‘You don’t see hitchhikers any more” is a common refrain in much of the developed world.Usually the person making the observation will then recount youthful tales of hitchhiking across continents for which the rose-tinted glow of nostalgia tends to omit the hours they spent stuck in the rain between rides.
This is inevitably followed by a wish to return the favour by picking up hitchhikers, but lamenting their apparent disappearance, the reasons for which are attributed to everything from the availability of cheap cars through to the prevalence of serial-killing psychopaths.
But it’s always slightly odd to hear this familiar refrain from those living in the UAE because anyone who drives through rural areas on any given Friday will know that hitchhiking remains a common form of transport.
This is the only day that farm labourers have off each week and they often travel to the nearest town to attend Friday prayers, buy a few provisions and just to have a change of scenery. Most of the time there is no public transport, so you’ll find them standing beside desolate stretches of highway trying to hitch a ride.
I always try to pick them up when I have room.
Part of this is motivated by wanting to make what are difficult lives a little easier and another is because it offers a rare chance to subvert the way the 200 or so nationalities of people of the UAE tend to live in parallel with each other rather than in contact. Another reason is because unlike many parts of the world, men picking up a hitchhiker here carries no risk worse than having to endure a stilted discussion in whatever fragments of language we have in common.
And of course I need to repay the enormous debt of kindness of drivers on all seven continents who have picked me up when I’d been the one with my thumb out.
One recent Friday galvanised this for me in a way that exemplifies many of the reasons why I like living in the UAE.
This was in the final weeks of Ramadan and I’d been invited to an iftar deep in the dunes of Al Badayer to raise funds for charity. When dusk was called and the fast ended, I hung back from the table heaving with food because, unlike most of those around me, as a non-Muslim I hadn’t been fasting and refraining from drinking for the past 14 hours in the enervating heat of midsummer.
“No, you’re our guest,” one of the hosts said, pushing me forward. “You’re the priority.”
A few hours after this humbling moment, we dunebashed back out to the main road and my friends drove towards Dubai while I headed back to Abu Dhabi.
In Ramadan, many of the farm labourers who head to town each week stay on to have iftar at the main mosque but they then face the invidious task of hitching back to their farms in the dark.
I picked up the first two Bangladeshi hitchhikers outside Madam then stopped to pick up their colleague, who’d begun walking the 20km or so towards their farm outside Shwaib. It was difficult hitchhiking, they explained, and many Fridays they ended up walking all the way back.

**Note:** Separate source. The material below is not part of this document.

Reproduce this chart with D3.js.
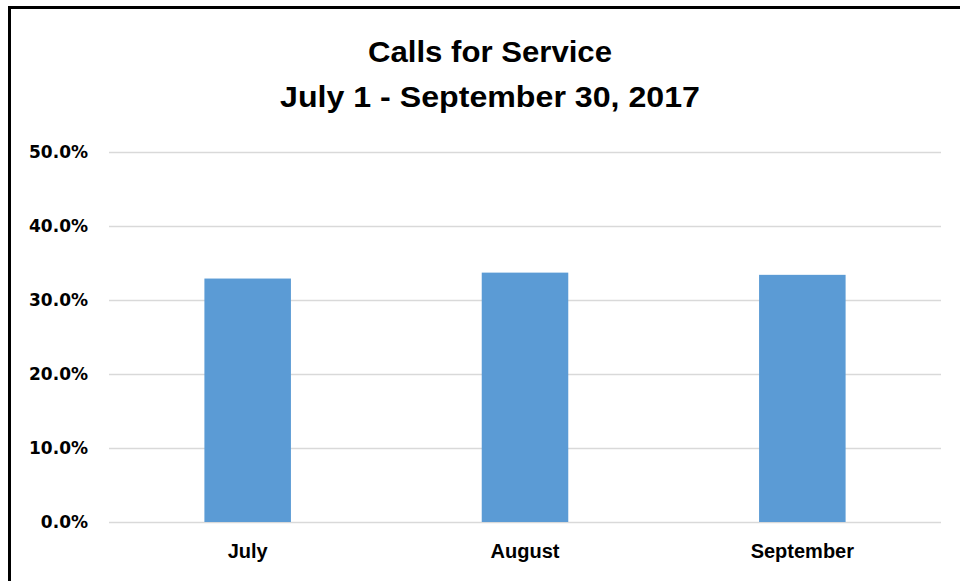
<!DOCTYPE html>
<html>
<head>
<meta charset="utf-8">
<script src="https://cdn.jsdelivr.net/npm/d3@7"></script>
<style>
  html, body { margin: 0; padding: 0; background: #fff; }
  svg { display: block; }
  text { font-weight: bold; fill: #000; }
</style>
</head>
<body>
<svg id="chart" width="960" height="581"></svg>
<script>
const categories = ["July", "August", "September"];
const values = [0.329, 0.337, 0.334];
const yTicks = [0, 0.1, 0.2, 0.3, 0.4, 0.5];
const titleLines = ["Calls for Service", "July 1 - September 30, 2017"];

const svg = d3.select("#chart");
const W = 960, H = 581;

svg.append("rect").attr("width", W).attr("height", H).attr("fill", "#fff");
// outer frame (right/bottom edges cropped off)
svg.append("rect")
  .attr("x", 9.5).attr("y", 7.5).attr("width", W + 20).attr("height", H + 20)
  .attr("fill", "none").attr("stroke", "#000").attr("stroke-width", 3);

const plot = { left: 109, right: 941, top: 152, bottom: 522 };

const x = d3.scaleBand().domain(categories).range([plot.left, plot.right]).padding(0);
const y = d3.scaleLinear().domain([0, 0.5]).range([plot.bottom, plot.top]);

// gridlines
const grid = d3.axisLeft(y).tickValues(yTicks).tickSize(-(plot.right - plot.left)).tickFormat("");
svg.append("g").attr("transform", `translate(${plot.left},0)`).call(grid)
  .call(g => g.select(".domain").remove())
  .call(g => g.selectAll("line").attr("stroke", "#d9d9d9").attr("stroke-width", 1.3));

// bars
const barFrac = 0.312;
svg.append("g").selectAll("rect").data(values).join("rect")
  .attr("x", (d, i) => x(categories[i]) + x.bandwidth() * (1 - barFrac) / 2)
  .attr("width", x.bandwidth() * barFrac)
  .attr("y", d => y(d))
  .attr("height", d => y(0) - y(d))
  .attr("fill", "#5b9bd5");

// y axis labels
const yAxis = d3.axisLeft(y).tickValues(yTicks).tickSize(0).tickPadding(21)
  .tickFormat(d3.format(".1%"));
svg.append("g").attr("transform", `translate(${plot.left},0)`).call(yAxis)
  .call(g => g.select(".domain").remove())
  .call(g => g.selectAll("text")
    .style("font-size", "17px").style("font-family", "'DejaVu Sans', Verdana, sans-serif")
    .style("font-weight", "bold").attr("fill", "#000").attr("dy", "0.35em"));

// x axis labels
const xAxis = d3.axisBottom(x).tickSize(0).tickPadding(22);
svg.append("g").attr("transform", `translate(0,${plot.bottom})`).call(xAxis)
  .call(g => g.select(".domain").remove())
  .call(g => g.selectAll("text")
    .style("font-size", "20px").style("font-family", "'Liberation Sans', Arial, sans-serif")
    .style("font-weight", "bold").attr("fill", "#000"));

// title
const titleWidths = [244, 420];
svg.append("g").selectAll("text").data(titleLines).join("text")
  .attr("x", 490).attr("y", (d, i) => 62 + i * 45)
  .attr("text-anchor", "middle")
  .style("font-size", "30px").style("font-family", "'Liberation Sans', Arial, sans-serif")
  .attr("textLength", (d, i) => titleWidths[i]).attr("lengthAdjust", "spacingAndGlyphs")
  .text(d => d);
</script>
</body>
</html>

Within a few kilometres of dropping them off, I found two more – a Nepali and a Pakistani – and took them to the Al Ain-Dubai road. Then another from Al Hayer to Nahel and one more from Sweihan to a farm about 8km out of town.
The eighth hitchhiker was a Pashtun man at the Adnoc near Zayed Military City and was heading to his labour camp on Saadiyat island, a distance of probably more than 50km. On foot, he had no chance of getting back before suhour, which would have prevented him eating and drinking before the working day began.
I dropped him off in Abu Dhabi at the bus stop outside Carrefour on Airport Road from which I knew Saadiyat buses left, gave him the fare and suggested he take the bus.
I went in to pick up a few groceries then came out expecting to see him still waiting and was ready to drive him to Saadiyat island as a way of repaying a tiny fraction of the kindnesses I had encountered from my iftar colleagues and from previous hitchhiking experiences.
He was nowhere to be seen. I still don’t know if he caught a bus or set off on foot but even after collecting eight hitchhikers I was still far from even beginning to pay off the karmic debt I owe by paying it forward to some of the least affluent of those with whom I share life in the UAE.